To obviate distrust, the government treasuries were at first forced to cash the paper money for silver coin rupees, but soon reached a point where convertibility was no longer feasible due to insufficient silver reserves. Seeking the help of the government of the United States, the British Indian government was able to replenish silver from the bullions purchased from the US — created out of melted silver dollars. As the late numismatist P L Gupta explained in his seminal volume Indian Paper Money, that year mints in India produced over 260 million silver rupees. And yet they were unable to meet public demand. It became impossible for the government to keep issuing silver coins and imperative for them to conserve and economise the use of the metal.
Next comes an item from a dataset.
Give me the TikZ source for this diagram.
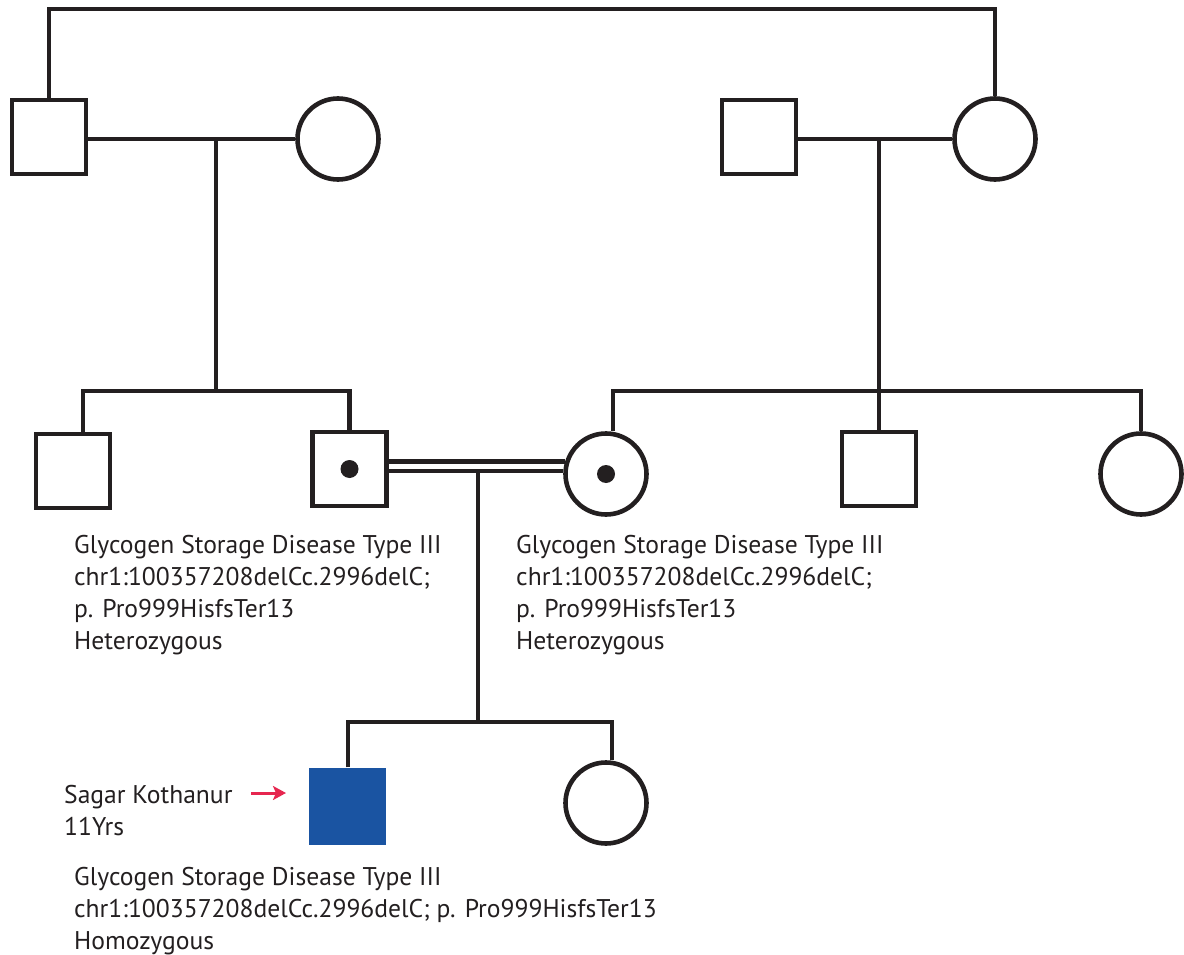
\documentclass[tikz,border=0pt]{standalone}
\usepackage{fontspec}
\setmainfont{PT Sans}
\usetikzlibrary{arrows.meta}
\definecolor{ink}{HTML}{231F20}
\definecolor{pblue}{HTML}{1A54A2}
\definecolor{parrow}{HTML}{E6264F}
\tikzset{
  ln/.style={draw=ink, line width=4.6pt},
  male/.style={rectangle, draw=ink, line width=4.6pt, minimum size=74pt, inner sep=0pt},
  female/.style={circle, draw=ink, line width=4.6pt, minimum size=81pt, inner sep=0pt},
  affected/.style={rectangle, fill=pblue, minimum size=77pt, inner sep=0pt},
  cdot/.style={circle, fill=ink, minimum size=18pt, inner sep=0pt},
  txt/.style={anchor=base west, inner sep=0pt, text=ink, font=\fontsize{25.6}{30}\selectfont},
  parr/.style={draw=parrow, line width=3pt, -{Stealth[length=13pt, width=14pt, inset=3pt]}}
}
\begin{document}
\begin{tikzpicture}[x=1pt, y=-1pt]
\useasboundingbox (0,0) rectangle (1184,955);
% generation I
\node[male] (gf1) at (49,137) {};
\node[female] (gm1) at (338,139) {};
\node[male] (gf2) at (759,137) {};
\node[female] (gm2) at (995,139) {};
\coordinate (tl) at (49,9);
\coordinate (tr) at (995,9);
\draw[ln, line join=miter] (gf1.north) -- (tl) -- (tr) -- (gm2.north);
\draw[ln] (gf1.east |- gm1.center) -- (gm1.west);
\draw[ln] (gf2.east |- gm2.center) -- (gm2.west);
% generation II
\node[male] (u1) at (73,471) {};
\node[male] (fa) at (349.5,469) {};
\node[cdot] (fad) at (fa.center) {};
\node[female] (mo) at (606,474) {};
\node[cdot] (mod) at (mo.center) {};
\node[male] (u2) at (879,469) {};
\node[female] (a1) at (1141,474) {};
\coordinate (m1) at (216,139);
\coordinate (s1) at (216,391);
\coordinate (s1l) at (83,391);
\coordinate (s1r) at (349.5,391);
\draw[ln] (m1) -- (s1);
\draw[ln, line join=miter] (u1.north -| s1l) -- (s1l) -- (s1r) -- (fa.north);
\coordinate (m2) at (879,139);
\coordinate (s2l) at (613,391);
\coordinate (s2r) at (1141,391);
\draw[ln] (m2) -- (u2.north);
\draw[ln, line join=miter] (mo.north -| s2l) -- (s2l) -- (s2r) -- (a1.north);
% consanguineous marriage
\draw[ln] (fa.east |- mo.163) -- (mo.163);
\draw[ln] (fa.east |- mo.176) -- (mo.176);
\coordinate (m3) at (478,472);
\coordinate (s3) at (478,722);
\coordinate (s3l) at (348,722);
\coordinate (s3r) at (612,722);
% generation III
\node[affected] (pb) at (347.5,806) {};
\node[female] (si) at (606,803) {};
\draw[ln] (m3) -- (s3);
\draw[ln, line join=miter] (pb.north -| s3l) -- (s3l) -- (s3r) -- (si.north -| s3r);
% texts
\node[txt] (f1) at (74,553) {Glycogen Storage Disease Type III};
\node[txt] (f2) at (74,585) {chr1:100357208delCc.2996delC;};
\node[txt] (f3) at (74,617) {p. Pro999HisfsTer13};
\node[txt] (f4) at (74,649) {Heterozygous};
\node[txt] (g1) at (516,553) {Glycogen Storage Disease Type III};
\node[txt] (g2) at (516,585) {chr1:100357208delCc.2996delC;};
\node[txt] (g3) at (516,617) {p. Pro999HisfsTer13};
\node[txt] (g4) at (516,649) {Heterozygous};
\node[txt] (p1) at (64,803) {Sagar Kothanur};
\node[txt] (p2) at (64,835) {11Yrs};
\node[txt] (h1) at (74,885) {Glycogen Storage Disease Type III};
\node[txt] (h2) at (74,917) {chr1:100357208delCc.2996delC; p. Pro999HisfsTer13};
\node[txt] (h3) at (74,949) {Homozygous};
\coordinate (aS) at (251,793);
\coordinate (aE) at (286,793);
\draw[parr] (aS) -- (aE);
\end{tikzpicture}
\end{document}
As a result, the process of withdrawing silver coins from circulation began. While the silver coins of a smaller denomination (the silver 1/2 Rupee, 1/4 Rupee and 2 annas) were discontinued and replaced with cupro-nickel coins, the British India government also issued Rupee 1 notes in November 1917 and shortly after that, Rupee 2 ½ notes. Before this, Rs 5 were the lowest currency notes in circulation.
Referred to in official communication as rupees 2/8, the reason for this odd denomination was noted in Letter No. 139 of 1917 of Government of India’s Finance Department: “We cannot look for immediate acceptance of such notes in any large quantities, and we consider that 2/8 note, which would introduce a fresh denomination intermediate between the available one Rupee coin and a Five Rupees note which ordinarily hold out better chance of success” (As recorded in Kishore Jhunjhunwala and Rezwan Razack’s Reversed Standard Reference Guide to Indian Paper Money). In the beginning, Gupta writes, the currency notes did not evoke trust among the people, and were used in the market only at a discount of 15 – 19 per cent. They were only accepted at par after about a year or two passed since they were introduced into circulation.
Short-lived denomination
A collector’s rare delight, a surviving currency issue of 2 ½ denomination was auctioned for a hammer price Rs 6,40,000 against an estimated Rs 2,50,000-3,00,000 in Mumbai’s Todywalla auctions on December 2, 2015. “It was printed when India was experimenting with shifting from the rupee-anna denomination to the dollar. So they came out with this one, which is equivalent to one dollar. In the public space it did not work, so circulation had to be withdrawn, which is why the note is very rare indeed,” Farokh Todywalla, the founder of Todywalla auctions, told The Hindu.
The currency notes of both Re 1 and Rs 2 ½ were withdrawn from circulation on January 1, 1926 due to cost-benefit considerations, as the Government of India once more reverted to coins — not wholly silver this time. While One Rupee currency notes returned in 1940 (during World War II), another currency note of fractional denomination like 2 ½ was never issued.